**GIVEN DATA**
** BEGIN **

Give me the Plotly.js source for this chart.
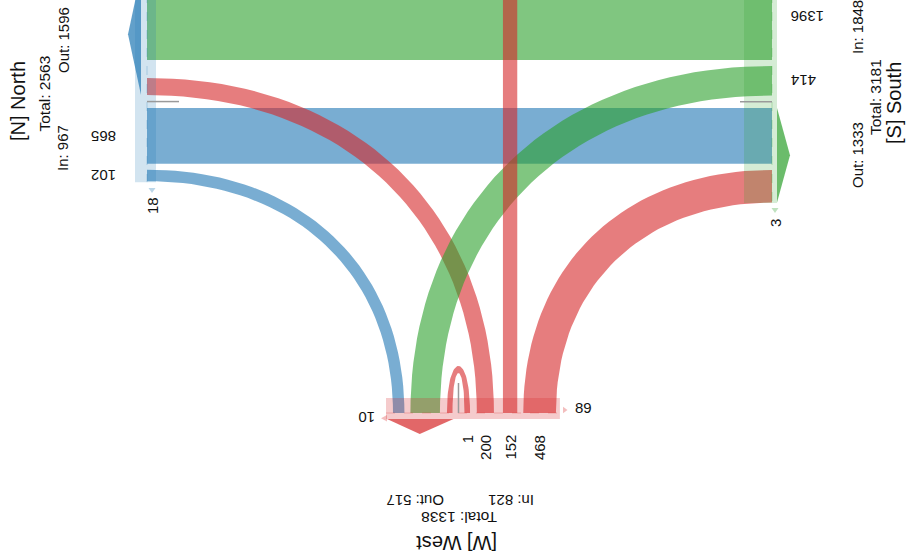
<!DOCTYPE html>
<html><head><meta charset="utf-8">
<script src="https://cdn.plot.ly/plotly-3.0.1.min.js"></script>
<style>html,body{margin:0;padding:0;background:#fff}#chart{width:908px;height:556px}</style>
</head><body><div id="chart"></div>
<script>
// ---------------- data ----------------
const nodeNames  = ['North', 'South', 'West', 'East'];
const nodeCodes  = ['N', 'S', 'W', 'E'];
const nodeTotal  = [2563, 3181, 1338, null];
const nodeIn     = [967, 1848, 821, null];
const nodeOut    = [1596, 1333, 517, null];
const nodeColors = ['#1f77b4', '#2ca02c', '#d62728', '#9467bd'];

const flowSource = ['North', 'South', 'West', 'North', 'West', 'South', 'East', 'West'];
const flowTarget = ['South', 'North', 'North', 'West', 'South', 'West', 'West', 'West'];
const flowValue  = [1396, 865, 102, 200, 414, 468, 152, 1];

const stubNode  = ['North', 'South', 'West', 'West'];
const stubValue = [18, 3, 10, 89];

// ---------------- layout (geometry) ----------------
const FONT = 'Liberation Sans, Arial, Helvetica, sans-serif';
const K = 0.6;
const bandWidth = v => 5.5 + 0.058 * v;
const WEST_Y = 413;
const colorOf = name => nodeColors[nodeNames.indexOf(name)];
function rgba(hex, a) {
  const n = parseInt(hex.slice(1), 16);
  return `rgba(${(n >> 16) & 255},${(n >> 8) & 255},${n & 255},${a})`;
}
const L = {
  North: { attach: 147, start: -26.5, gaps: [0, 18, 13, 6],
           slots: [[0, 'src'], [3, 'src'], [1, 'tgt'], [2, 'tgt']] },
  South: { attach: 772, start: -26.5, gaps: [0, 6, 12.5, 6.3],
           slots: [[0, 'tgt'], [4, 'tgt'], [1, 'src'], [5, 'src']] },
  West:  { attach: WEST_Y, start: 393, gaps: [0, 6, 7, 12, 6.8, 9, 6],
           slots: [[2, 'src'], [4, 'src'], [7, 'src'], [7, 'tgt'], [3, 'tgt'], [6, 'tgt'], [5, 'tgt']] }
};
const ends = flowValue.map(() => ({}));
const slotPos = {};
Object.keys(L).forEach(name => {
  const nd = L[name]; let pos = nd.start; slotPos[name] = [];
  nd.slots.forEach((s, i) => {
    pos += nd.gaps[i];
    const w = bandWidth(flowValue[s[0]]);
    const e = { node: name, a: pos, b: pos + w, end: s[1], flow: s[0] };
    ends[s[0]][s[1]] = e; slotPos[name].push(e);
    pos += w;
  });
});

function bez(p0, p1, p2, p3, n = 48) {
  const pts = [];
  for (let i = 0; i <= n; i++) {
    const t = i / n, u = 1 - t;
    pts.push([u*u*u*p0[0] + 3*u*u*t*p1[0] + 3*u*t*t*p2[0] + t*t*t*p3[0],
              u*u*u*p0[1] + 3*u*u*t*p1[1] + 3*u*t*t*p2[1] + t*t*t*p3[1]]);
  }
  return pts;
}
function cornerEdge(xs, y, x, yw) {
  return bez([xs, y], [xs + K * (x - xs), y], [x, yw - K * (yw - y)], [x, yw]);
}
const traces = [];
function poly(pts, fill) {
  traces.push({ type: 'scatter', mode: 'lines', x: pts.map(p => p[0]), y: pts.map(p => p[1]),
    fill: 'toself', fillcolor: fill, line: { width: 0, color: fill }, hoverinfo: 'skip' });
}
function line(xs, ys, color, w, dash) {
  traces.push({ type: 'scatter', mode: 'lines', x: xs, y: ys,
    line: { width: w, color: color, dash: dash || 'solid' }, hoverinfo: 'skip' });
}

// ---------------- flows ----------------
flowValue.forEach((v, f) => {
  const col = rgba(colorOf(flowTarget[f]), 0.6);
  const s = ends[f].src, t = ends[f].tgt;
  const sn = flowSource[f], tn = flowTarget[f];
  if ((sn === 'North' || sn === 'South') && (tn === 'North' || tn === 'South')) {
    const xa = L.North.attach, xb = L.South.attach;
    poly([[xa, s.a], [xb, s.a], [xb, s.b], [xa, s.b]], col);
  } else if (sn === 'East') {
    poly([[t.a, -60], [t.b, -60], [t.b, WEST_Y], [t.a, WEST_Y]], col);
  } else if (sn === tn) {
    const hO = 47, hI = 40;
    const outer = bez([s.a, WEST_Y], [s.a, WEST_Y - hO / 0.75], [t.b, WEST_Y - hO / 0.75], [t.b, WEST_Y]);
    const inner = bez([t.a, WEST_Y], [t.a, WEST_Y - hI / 0.75], [s.b, WEST_Y - hI / 0.75], [s.b, WEST_Y]);
    poly(outer.concat(inner), col);
  } else {
    const side = (sn === 'West') ? t : s;
    const west = (sn === 'West') ? s : t;
    const xs = L[side.node].attach;
    const farW = (xs < west.a) ? west.b : west.a;
    const nearW = (xs < west.a) ? west.a : west.b;
    const outer = cornerEdge(xs, side.a, farW, WEST_Y);
    const inner = cornerEdge(xs, side.b, nearW, WEST_Y).reverse();
    poly(outer.concat(inner), col);
  }
});

// ---------------- node bars ----------------
const nb = slotPos.North, sb = slotPos.South, wb = slotPos.West;
poly([[135, -60], [156, -60], [156, nb[3].b + 1], [135, nb[3].b + 1]], rgba(nodeColors[0], 0.2));
poly([[744, -60], [777, -60], [777, sb[3].b + 0.5], [744, sb[3].b + 0.5]], rgba(nodeColors[1], 0.2));
poly([[wb[0].a - 7, 398], [wb[6].b + 4, 398], [wb[6].b + 4, 419], [wb[0].a - 7, 419]], rgba(nodeColors[2], 0.24));
line([147, 147], [-60, nb[3].b + 1], rgba(nodeColors[0], 0.25), 1, 'dash');
line([772, 772], [-60, sb[3].b + 0.5], rgba(nodeColors[1], 0.25), 1, 'dash');
line([wb[0].a - 7, wb[6].b + 4], [WEST_Y, WEST_Y], rgba(nodeColors[2], 0.25), 1, 'dash');

// separators between out- and in-slots
const nSep = (nb[1].b + nb[2].a) / 2, sSep = (sb[1].b + sb[2].a) / 2, wSep = (wb[2].b + wb[3].a) / 2;
line([147, 179], [nSep, nSep], '#9a9a9a', 1.5);
line([740, 772], [sSep, sSep], '#9a9a9a', 1.5);
line([wSep, wSep], [383, WEST_Y], '#9a9a9a', 1.5);

// out arrows
const nOut = [nb[0].a, nb[1].b], sOut = [sb[2].a, sb[3].b], wOut = [wb[0].a, wb[2].b];
poly([[141, nOut[0]], [128, (nOut[0] + nOut[1]) / 2], [141, nOut[1]]], rgba(nodeColors[0], 0.7));
poly([[777, sOut[0]], [790, (sOut[0] + sOut[1]) / 2], [777, sOut[1]]], rgba(nodeColors[1], 0.7));
poly([[wOut[0] - 6, 419], [(wOut[0] + wOut[1]) / 2 - 3, 434], [wOut[1] + 1, 419]], rgba(nodeColors[2], 0.7));

// stubs
poly([[148.5, 188], [155.5, 188], [152, 193]], rgba(nodeColors[0], 0.3));
poly([[771.5, 208], [778.5, 208], [775, 213]], rgba(nodeColors[1], 0.3));
poly([[387, 415], [387, 421.5], [381, 418.2]], rgba(nodeColors[2], 0.3));
poly([[563, 406.7], [563, 413.3], [567.5, 410]], rgba(nodeColors[2], 0.3));

// ---------------- text ----------------
const ann = [];
function txt(text, x, y, size, angle, xa, ya) {
  ann.push({ text: text, x: x, y: y, xref: 'x', yref: 'y', showarrow: false, textangle: angle || 0,
    xanchor: xa || 'center', yanchor: ya || 'middle', font: { family: FONT, size: size, color: '#111' } });
}
// value labels at the receiving end of each flow
nb.filter(e => e.end === 'tgt').forEach(e => txt(String(flowValue[e.flow]), 118, (e.a + e.b) / 2, 15, 180, 'right'));
sb.filter(e => e.end === 'tgt').forEach(e => txt(String(flowValue[e.flow]), 789, (e.a + e.b) / 2, 15, 180, 'left'));
wb.filter(e => e.end === 'tgt').forEach(e => txt(String(flowValue[e.flow]), (e.a + e.b) / 2, 433, 15, -90, 'center', 'top'));
// stub labels
txt(String(stubValue[0]), 152, 206, 15, -90);
txt(String(stubValue[1]), 775, 223, 15, -90);
txt(String(stubValue[2]), 367, 418, 15, 180);
txt(String(stubValue[3]), 583, 407, 15, 0);
// node titles
const ni = n => nodeNames.indexOf(n);
const title = n => `[${nodeCodes[ni(n)]}] ${n}`;
txt(title('North'), 18, 101, 20, -90);
txt('Total: ' + nodeTotal[0], 43.5, 94, 15.5, -90);
txt('Out: ' + nodeOut[0], 63, 40, 15, -90);
txt('In: ' + nodeIn[0], 62, 148, 15, -90);
txt(title('South'), 894, 103, 20, -90);
txt('Total: ' + nodeTotal[1], 875, 97, 15.5, -90);
txt('In: ' + nodeIn[1], 857, 27, 15, -90);
txt('Out: ' + nodeOut[1], 857, 155, 15, -90);
txt(title('West'), 457, 543, 20, 180);
txt('Total: ' + nodeTotal[2], 459, 518, 15.5, 180);
txt('Out: ' + nodeOut[2], 415, 501, 15, 180);
txt('In: ' + nodeIn[2], 511, 501, 15, 180);

Plotly.newPlot('chart', traces, {
  width: 908, height: 556, margin: { l: 0, r: 0, t: 0, b: 0 },
  paper_bgcolor: '#fff', plot_bgcolor: '#fff', showlegend: false,
  xaxis: { range: [0, 908], visible: false, fixedrange: true },
  yaxis: { range: [556, 0], visible: false, fixedrange: true },
  annotations: ann
}, { staticPlot: true, displayModeBar: false });
</script></body></html>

** END **

**TO BE DONE**
Print, exactly as written, the lines above from the first one to the one containing "const stubValue = [18, 3, 10, 89];". Leave out pictures.

**EXPECTED ANSWER**
Give me the Plotly.js source for this chart.
<!DOCTYPE html>
<html><head><meta charset="utf-8">
<script src="https://cdn.plot.ly/plotly-3.0.1.min.js"></script>
<style>html,body{margin:0;padding:0;background:#fff}#chart{width:908px;height:556px}</style>
</head><body><div id="chart"></div>
<script>
// ---------------- data ----------------
const nodeNames  = ['North', 'South', 'West', 'East'];
const nodeCodes  = ['N', 'S', 'W', 'E'];
const nodeTotal  = [2563, 3181, 1338, null];
const nodeIn     = [967, 1848, 821, null];
const nodeOut    = [1596, 1333, 517, null];
const nodeColors = ['#1f77b4', '#2ca02c', '#d62728', '#9467bd'];

const flowSource = ['North', 'South', 'West', 'North', 'West', 'South', 'East', 'West'];
const flowTarget = ['South', 'North', 'North', 'West', 'South', 'West', 'West', 'West'];
const flowValue  = [1396, 865, 102, 200, 414, 468, 152, 1];

const stubNode  = ['North', 'South', 'West', 'West'];
const stubValue = [18, 3, 10, 89];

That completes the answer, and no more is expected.